The book is made up of her favourite recipes – some brand new, some created for MasterChef, the majority from her mum – and each is accompanied by a little anecdote or memory of eating it with her family.

“It started out just being a cookbook,” she remembers, “but every time I was writing the recipes I’d come up with a story about when I first had it. Food is like music, you know exactly where you were when you first heard it.

“I thought it would be really complicated, putting it together, but the recipes came straight into my head. It wrote itself.”

Her favourites include slow-cooked chilli which her mum used to serve at bonfire parties, and chicken tarragon, which was what she always made when Lisa wanted a special dinner.
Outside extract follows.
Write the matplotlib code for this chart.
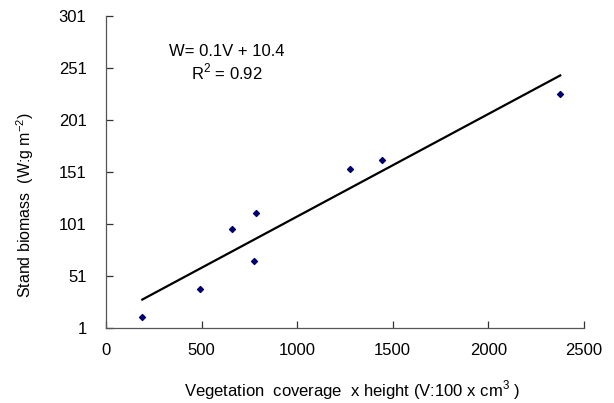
import matplotlib
matplotlib.use("Agg")
import matplotlib.pyplot as plt
import numpy as np

# values
coverage_height = [190, 493, 660, 783, 774, 1278, 1442, 2376]
stand_biomass = [11.6, 38.5, 96.5, 111.9, 65.4, 153.9, 162.2, 225.7]

x_ticks = [0, 500, 1000, 1500, 2000, 2500]
y_ticks = [1, 51, 101, 151, 201, 251, 301]

plt.rcParams["font.family"] = ["Liberation Sans", "DejaVu Sans"]
plt.rcParams["mathtext.fontset"] = "custom"
plt.rcParams["mathtext.rm"] = "Liberation Sans"

fig = plt.figure(figsize=(6.14, 4.03), dpi=100)
ax = fig.add_axes([0.1726, 0.186, 0.951 - 0.1726, 0.960 - 0.186])

x = np.array(coverage_height)
y = np.array(stand_biomass)
slope, intercept = np.polyfit(x, y, 1)
xf = np.array([x.min(), x.max()])
ax.plot(xf, slope * xf + intercept, color="black", linewidth=1.6, zorder=2)
ax.scatter(x, y, marker="D", s=9, color="#000070", zorder=3)

ax.set_xlim(0, 2500)
ax.set_ylim(1, 301)
ax.set_xticks(x_ticks)
ax.set_yticks(y_ticks)
ax.tick_params(direction="in", length=5, width=0.9, colors="#333333",
               labelcolor="black", labelsize=12)
ax.tick_params(axis="x", pad=11)
ax.tick_params(axis="y", pad=14)

for side in ("top", "right"):
    ax.spines[side].set_visible(False)
for side in ("left", "bottom"):
    ax.spines[side].set_color("#555555")
    ax.spines[side].set_linewidth(0.9)

ax.text(0.252, 0.885, "W= 0.1V + 10.4", transform=ax.transAxes,
        ha="center", va="center", fontsize=12)
ax.text(0.252, 0.822, "R$^\\mathrm{2}$ = 0.92", transform=ax.transAxes,
        ha="center", va="center", fontsize=12)

fig.text(25 / 614, 1 - 205 / 403, "Stand biomass  (W:g m$^\\mathrm{-2}$)",
         rotation=90, ha="center", va="center", fontsize=11.5)
fig.text(352 / 614, 13 / 403, "Vegetation  coverage  x height (V:100 x cm$^\\mathrm{3}$ )",
         ha="center", va="center", fontsize=12)

fig.savefig("out.png", dpi=100)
Lisa is married to fellow actor Chris Coghill, who she met on the set of BBC drama Burn It in 2003, and the couple adopted Billie, now five and a half, in 2006. Big, family dinners play a large part in their home life, a ritual Lisa views as hugely important. And Billie is already showing signs of following in the family tradition of cooking. “She loves it!” Lisa laughs. “She does a lot of cooking with me, she loves messing about with food.”

Lisa is already hard at work on a second recipe book, this one dedicated to cooking for occasions. She has been cooking professionally for the past year and a half, in between acting jobs. “I adore acting,” she says, “but while I’m waiting for the phone to ring I’ll be busy writing and cooking, doing this thing that I love.”